What creates the Shockwave?
The hand held piece of the kit has a small projectile that shoots back and forth within a cavity hitting a fixed applicator. The kinetic energy is converted into a shockwave that is delivered to the target through the skin.
Is Shockwave Therapy right for me?
Shockwave is perfect for you if you have been suffering with pain for longer than 3 months. The most common areas in which we treat with this are:
- Plantar Fasciitis: This is a condition that affects 1 in 10 of us during our lifetime. Most people experience pain on the inside of the heel but it can radiate up into the arch of the foot. Pain is often worse in the morning or after periods of rest.
- Achilles Tendinopathy: The Achilles tendon is the combination of tendons of the soleus, gastrocnemius and plantaris muscles and connects these muscles to the back of the heel. We are able to apply shock wave to the insertional point and mid-portion of the Achilles tendon.
What can I expect at my appointment?
An initial appointment one of our HCPC registered Podiatrists will assess and diagnose the cause of your pain. If this condition is something that responds well to treatment with Shockwaves, then this will be discussed and a treatment plan drawn out. This usually includes loading and stretching programs, and possible intervention of an orthoses.

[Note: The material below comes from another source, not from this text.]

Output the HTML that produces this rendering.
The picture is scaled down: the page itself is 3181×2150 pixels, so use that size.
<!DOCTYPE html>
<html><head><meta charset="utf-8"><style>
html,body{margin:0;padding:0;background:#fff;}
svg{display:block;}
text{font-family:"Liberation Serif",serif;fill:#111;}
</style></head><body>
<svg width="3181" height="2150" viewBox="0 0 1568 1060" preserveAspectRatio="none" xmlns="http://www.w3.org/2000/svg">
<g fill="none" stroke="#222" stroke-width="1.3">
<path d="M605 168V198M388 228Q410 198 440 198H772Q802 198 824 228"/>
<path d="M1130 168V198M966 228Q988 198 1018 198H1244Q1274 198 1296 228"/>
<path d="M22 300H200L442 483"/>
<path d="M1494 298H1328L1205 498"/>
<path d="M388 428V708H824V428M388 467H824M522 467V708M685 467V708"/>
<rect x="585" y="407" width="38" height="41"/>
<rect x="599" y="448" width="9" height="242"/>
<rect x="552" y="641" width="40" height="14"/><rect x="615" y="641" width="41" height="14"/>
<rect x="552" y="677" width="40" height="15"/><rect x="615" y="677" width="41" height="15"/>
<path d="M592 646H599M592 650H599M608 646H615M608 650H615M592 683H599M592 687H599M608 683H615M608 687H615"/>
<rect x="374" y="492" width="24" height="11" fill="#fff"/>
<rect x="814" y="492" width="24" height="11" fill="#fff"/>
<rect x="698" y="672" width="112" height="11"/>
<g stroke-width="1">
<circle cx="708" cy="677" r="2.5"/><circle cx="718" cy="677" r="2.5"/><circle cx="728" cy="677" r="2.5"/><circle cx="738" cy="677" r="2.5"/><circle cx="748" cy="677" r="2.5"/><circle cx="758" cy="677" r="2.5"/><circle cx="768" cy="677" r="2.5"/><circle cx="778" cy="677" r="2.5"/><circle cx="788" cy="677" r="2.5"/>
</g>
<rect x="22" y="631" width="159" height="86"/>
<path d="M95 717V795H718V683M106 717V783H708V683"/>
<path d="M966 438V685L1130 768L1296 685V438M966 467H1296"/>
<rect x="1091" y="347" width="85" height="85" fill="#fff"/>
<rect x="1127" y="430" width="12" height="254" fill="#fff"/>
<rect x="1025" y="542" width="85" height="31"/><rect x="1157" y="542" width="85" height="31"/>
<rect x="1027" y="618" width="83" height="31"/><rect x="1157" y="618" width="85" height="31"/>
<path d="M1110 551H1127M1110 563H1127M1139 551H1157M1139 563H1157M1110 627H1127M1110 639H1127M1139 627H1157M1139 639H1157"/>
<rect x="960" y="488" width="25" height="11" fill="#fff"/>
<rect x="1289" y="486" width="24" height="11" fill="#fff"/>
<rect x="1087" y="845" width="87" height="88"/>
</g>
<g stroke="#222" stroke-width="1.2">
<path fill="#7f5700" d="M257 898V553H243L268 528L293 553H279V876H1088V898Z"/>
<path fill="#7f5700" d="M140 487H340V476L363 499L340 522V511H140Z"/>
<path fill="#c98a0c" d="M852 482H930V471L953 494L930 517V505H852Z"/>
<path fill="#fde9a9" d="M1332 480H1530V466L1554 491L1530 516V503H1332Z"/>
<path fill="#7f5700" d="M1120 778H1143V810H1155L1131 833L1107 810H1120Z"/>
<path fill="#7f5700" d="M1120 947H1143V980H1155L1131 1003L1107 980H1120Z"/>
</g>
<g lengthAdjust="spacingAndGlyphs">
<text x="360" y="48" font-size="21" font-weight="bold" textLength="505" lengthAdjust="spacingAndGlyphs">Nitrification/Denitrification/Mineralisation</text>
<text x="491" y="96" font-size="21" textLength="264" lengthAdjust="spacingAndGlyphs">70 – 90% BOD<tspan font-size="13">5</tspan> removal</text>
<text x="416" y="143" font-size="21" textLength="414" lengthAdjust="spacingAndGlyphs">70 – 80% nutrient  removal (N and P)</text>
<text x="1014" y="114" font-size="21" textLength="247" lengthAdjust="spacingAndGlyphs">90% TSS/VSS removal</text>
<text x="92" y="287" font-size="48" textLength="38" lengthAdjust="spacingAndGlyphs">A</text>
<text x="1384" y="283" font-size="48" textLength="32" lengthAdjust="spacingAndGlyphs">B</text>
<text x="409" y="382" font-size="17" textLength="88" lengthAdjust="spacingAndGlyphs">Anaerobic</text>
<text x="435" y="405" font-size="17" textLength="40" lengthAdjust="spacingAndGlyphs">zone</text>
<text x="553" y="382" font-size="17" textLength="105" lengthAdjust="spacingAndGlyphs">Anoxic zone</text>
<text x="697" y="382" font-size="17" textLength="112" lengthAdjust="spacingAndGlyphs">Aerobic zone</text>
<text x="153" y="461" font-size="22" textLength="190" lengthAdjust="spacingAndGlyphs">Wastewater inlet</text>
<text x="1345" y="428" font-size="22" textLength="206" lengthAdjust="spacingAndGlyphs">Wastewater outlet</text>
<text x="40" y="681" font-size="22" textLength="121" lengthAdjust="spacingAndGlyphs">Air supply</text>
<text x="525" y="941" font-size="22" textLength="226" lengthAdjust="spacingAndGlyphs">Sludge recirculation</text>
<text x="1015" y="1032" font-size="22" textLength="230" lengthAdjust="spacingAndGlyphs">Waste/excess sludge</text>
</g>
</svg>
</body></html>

If Shockwave Therapy is suitable for you, we will mark the area in which the treatment will be performed. We will also apply gel to the area to improve contact between your skin and the device. Once the treatment has begun you will be aware of a strange sensation which can be uncomfortable to start with. This then eases as the treatment continues.
A shockwave session can last between 5-10 minutes per area treated.

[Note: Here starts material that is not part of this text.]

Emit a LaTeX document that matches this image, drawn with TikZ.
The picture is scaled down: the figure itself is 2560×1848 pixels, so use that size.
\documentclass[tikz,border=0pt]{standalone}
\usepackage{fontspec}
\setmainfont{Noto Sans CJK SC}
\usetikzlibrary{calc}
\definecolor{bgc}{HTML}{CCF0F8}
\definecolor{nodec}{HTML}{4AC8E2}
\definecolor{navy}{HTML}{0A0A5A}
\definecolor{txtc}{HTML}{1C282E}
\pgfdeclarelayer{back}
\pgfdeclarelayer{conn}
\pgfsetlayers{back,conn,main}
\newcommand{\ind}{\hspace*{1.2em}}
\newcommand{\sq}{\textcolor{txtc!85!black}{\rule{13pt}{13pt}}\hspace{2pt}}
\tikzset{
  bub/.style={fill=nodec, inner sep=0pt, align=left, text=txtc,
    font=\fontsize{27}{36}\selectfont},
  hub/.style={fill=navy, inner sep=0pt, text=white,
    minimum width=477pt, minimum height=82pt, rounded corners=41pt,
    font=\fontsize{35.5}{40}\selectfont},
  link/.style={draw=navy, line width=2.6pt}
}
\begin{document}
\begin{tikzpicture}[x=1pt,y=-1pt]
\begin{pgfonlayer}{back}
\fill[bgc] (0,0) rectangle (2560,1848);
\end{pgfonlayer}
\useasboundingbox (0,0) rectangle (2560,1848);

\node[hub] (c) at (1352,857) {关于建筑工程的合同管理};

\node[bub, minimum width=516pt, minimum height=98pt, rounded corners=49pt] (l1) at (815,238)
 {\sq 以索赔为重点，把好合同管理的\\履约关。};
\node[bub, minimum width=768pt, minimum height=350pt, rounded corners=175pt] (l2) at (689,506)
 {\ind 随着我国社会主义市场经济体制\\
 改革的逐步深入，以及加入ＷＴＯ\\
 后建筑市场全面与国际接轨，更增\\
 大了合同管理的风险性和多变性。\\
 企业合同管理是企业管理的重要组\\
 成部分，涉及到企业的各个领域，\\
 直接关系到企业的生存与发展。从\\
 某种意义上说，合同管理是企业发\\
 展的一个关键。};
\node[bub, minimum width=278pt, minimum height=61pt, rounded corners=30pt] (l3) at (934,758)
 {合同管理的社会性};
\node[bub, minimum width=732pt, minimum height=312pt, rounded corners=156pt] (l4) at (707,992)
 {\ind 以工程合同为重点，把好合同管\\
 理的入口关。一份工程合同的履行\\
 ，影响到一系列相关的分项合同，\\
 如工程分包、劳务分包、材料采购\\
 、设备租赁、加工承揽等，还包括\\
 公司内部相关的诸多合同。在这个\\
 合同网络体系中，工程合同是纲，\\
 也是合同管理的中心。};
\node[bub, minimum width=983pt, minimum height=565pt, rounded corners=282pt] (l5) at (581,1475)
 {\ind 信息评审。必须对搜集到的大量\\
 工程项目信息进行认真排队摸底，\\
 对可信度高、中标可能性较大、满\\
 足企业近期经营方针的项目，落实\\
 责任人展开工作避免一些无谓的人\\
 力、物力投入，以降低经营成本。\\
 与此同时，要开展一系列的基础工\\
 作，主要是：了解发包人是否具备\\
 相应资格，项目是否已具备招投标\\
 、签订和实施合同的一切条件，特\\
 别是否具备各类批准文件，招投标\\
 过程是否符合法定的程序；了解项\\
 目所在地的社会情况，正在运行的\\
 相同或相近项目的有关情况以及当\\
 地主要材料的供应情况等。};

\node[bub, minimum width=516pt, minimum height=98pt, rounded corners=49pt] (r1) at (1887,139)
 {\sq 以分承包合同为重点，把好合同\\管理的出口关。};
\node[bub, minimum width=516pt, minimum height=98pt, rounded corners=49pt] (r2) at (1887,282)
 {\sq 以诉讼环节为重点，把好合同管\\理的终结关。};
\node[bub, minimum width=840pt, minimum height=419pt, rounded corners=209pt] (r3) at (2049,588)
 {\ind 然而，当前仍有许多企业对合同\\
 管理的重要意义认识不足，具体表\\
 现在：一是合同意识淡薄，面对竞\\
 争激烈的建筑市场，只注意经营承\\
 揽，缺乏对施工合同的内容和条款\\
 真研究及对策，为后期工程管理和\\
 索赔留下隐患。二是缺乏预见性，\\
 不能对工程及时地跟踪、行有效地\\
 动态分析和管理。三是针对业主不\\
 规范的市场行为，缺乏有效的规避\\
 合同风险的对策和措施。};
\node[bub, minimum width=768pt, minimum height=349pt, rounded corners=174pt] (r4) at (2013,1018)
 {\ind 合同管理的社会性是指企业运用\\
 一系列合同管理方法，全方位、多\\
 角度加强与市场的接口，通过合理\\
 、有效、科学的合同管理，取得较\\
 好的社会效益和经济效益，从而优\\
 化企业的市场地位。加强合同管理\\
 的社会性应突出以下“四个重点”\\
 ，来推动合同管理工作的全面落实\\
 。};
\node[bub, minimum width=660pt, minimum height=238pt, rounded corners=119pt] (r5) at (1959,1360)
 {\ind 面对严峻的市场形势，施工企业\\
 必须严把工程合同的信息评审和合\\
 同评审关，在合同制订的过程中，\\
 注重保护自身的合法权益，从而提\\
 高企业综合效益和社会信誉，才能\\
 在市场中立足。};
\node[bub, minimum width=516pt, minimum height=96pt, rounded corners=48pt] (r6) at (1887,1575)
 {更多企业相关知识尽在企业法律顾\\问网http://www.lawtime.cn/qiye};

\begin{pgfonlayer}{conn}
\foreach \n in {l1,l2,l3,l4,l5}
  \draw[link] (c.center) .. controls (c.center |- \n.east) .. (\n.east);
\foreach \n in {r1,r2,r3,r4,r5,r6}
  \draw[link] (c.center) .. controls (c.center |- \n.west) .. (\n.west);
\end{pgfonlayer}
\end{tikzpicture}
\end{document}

How many treatments will I need?
This will vary between patients and how long the injury has presented for. The evidence so far suggests that between 3 to 6 treatments will be needed to resolve the problem, depending on the person.
Will I be in pain after the treatment?
You will normally experience a reduced level of pain – or no pain at all – immediately after the treatment, but a mild and diffused pain may occur a few hours later. This dull pain can last for a day or so.
Even if you have no pain, we strongly recommend that you refrain from intensive activities that stress the treated area for the next 48 hours after each treatment.
What shall I do if I am in pain after the treatment?
Shockwave Therapy initiates a proflammatory condition in the tissue that is being treated. If necessary you may use ordinary prescription-free pain killers. Do not use anti-inflammatory medication and do not use ice on the treated area as both will interfere with the body’s self healing abilities.
What is the success rate of Shockwave Therapy?
Documented international results show an overall success rate of 77% in chronic conditions that have not been cured with other kinds of treatment. It is important to highlight that we would expect positive clinical outcomes following treatment, however there is a chance that the treatment may not improve your symptoms.
A review at 12 weeks is recommended following your final treatment. If at this stage your symptoms persist, you will be advised of alternative treatments/surgery by your Podiatrist.
Are there any contraindications or precautions that I should be aware of?
YES: Cortisone injections are not to be administered within the last 11 weeks prior to Shockwave Therapy treatment. Sometimes there may be some bruising and haemorrhaging tendencies and coagulation system disturbances. As such if you are on warfarin or other anti-coagulant therapies please notify your Podiatrist. If you have a cardiac pacemaker please notify your clinician prior to treatment as Shockwave Therapy may interfere with this.